The Rock Pegasus 210 is a strong and stylish ultraportable which chooses to sacrifice power and performance for optimum mobility.

The 12.1-inch 1280 x 800-pixel screen provides bright and colourful images and is great for office work. However, it features a Super- TFT covering which can cause distracting reflections in changing light conditions.

The keyboard is small, and those with large hands may struggle at first. However, the keys move smoothly and accurately and feel solid to the touch. The touchpad is also quite small and it might be worth packing an external mouse in your laptop bag.

Durable chassis

Being constructed from magnesium-alloy and brushed aluminium, the chassis of the laptop is very durable. Weighing in at an impressive 1.4kg, it's very light, which is great if you have portability in mind.

It also looks great; Rock has managed to strike a balance between consumer and corporate styling, so the laptop will look at home in both the living room and boardroom.
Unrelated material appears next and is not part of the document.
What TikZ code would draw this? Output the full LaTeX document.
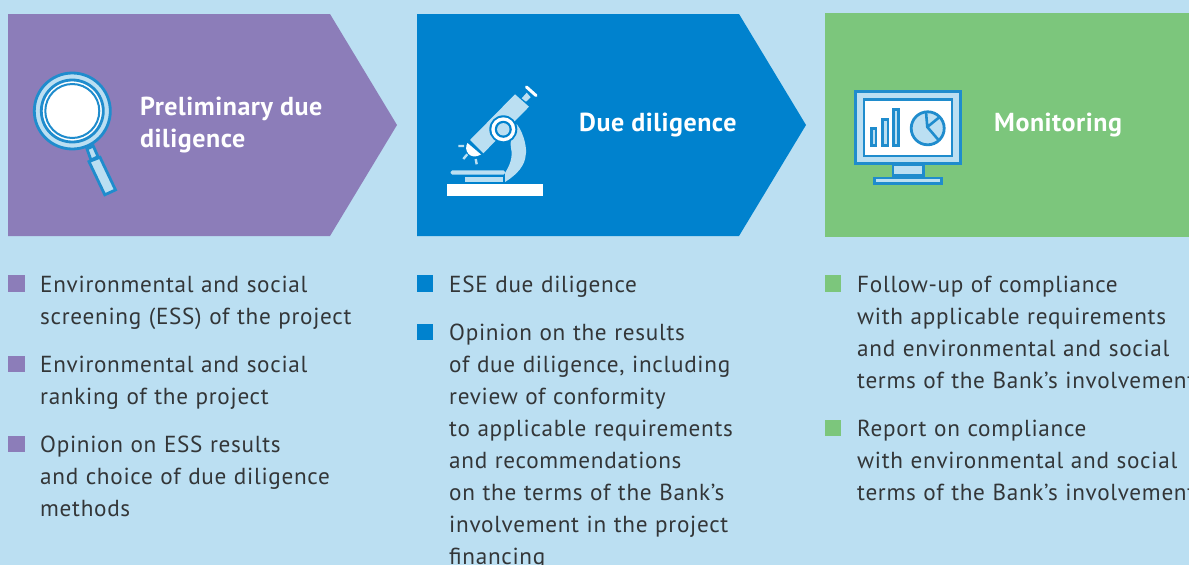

Unfortunately, the external quality is not mirrored internally. The outdated Intel GMA 950 graphics card is the least powerful variant here and performance scores drop accordingly. While basic image editing shouldn't prove a problem, gaming is not an option and only the lightest of multimedia use is possible.

Performance is also limited due to the single-core Intel A110 processor which Rock has used in this laptop. While the chip is energy-efficient, providing an excellent battery life of 300 minutes, performance is sluggish even under a mild workload.

To combat these issues, Rock has opted to run Microsoft's Windows XP Professional operating system instead of the more resource-intensive Windows Vista.


A key selling point of this laptop is its HSDPA broadband connectivity, which is still rare in the majority of laptops. It means you aren't confined to Wi-Fi hotspots if you need internet access, and you can get easily online whenever you're in range of a mobile phone mast.

The 80GB hard drive isn't very capacious and quite slow, further hindering performance, but it suits basic business use. A unique feature is the fact that the drive is shock-mounted. This means that if you drop the laptop or knock it off a table, your data will be kept safe.

While the Rock Pegasus 210 provides excellent portability, connectivity and styling, its low performance means it's hard to recommend for anyone other than frequent business travellers. At this price point, there are better and more powerful laptops available to buy.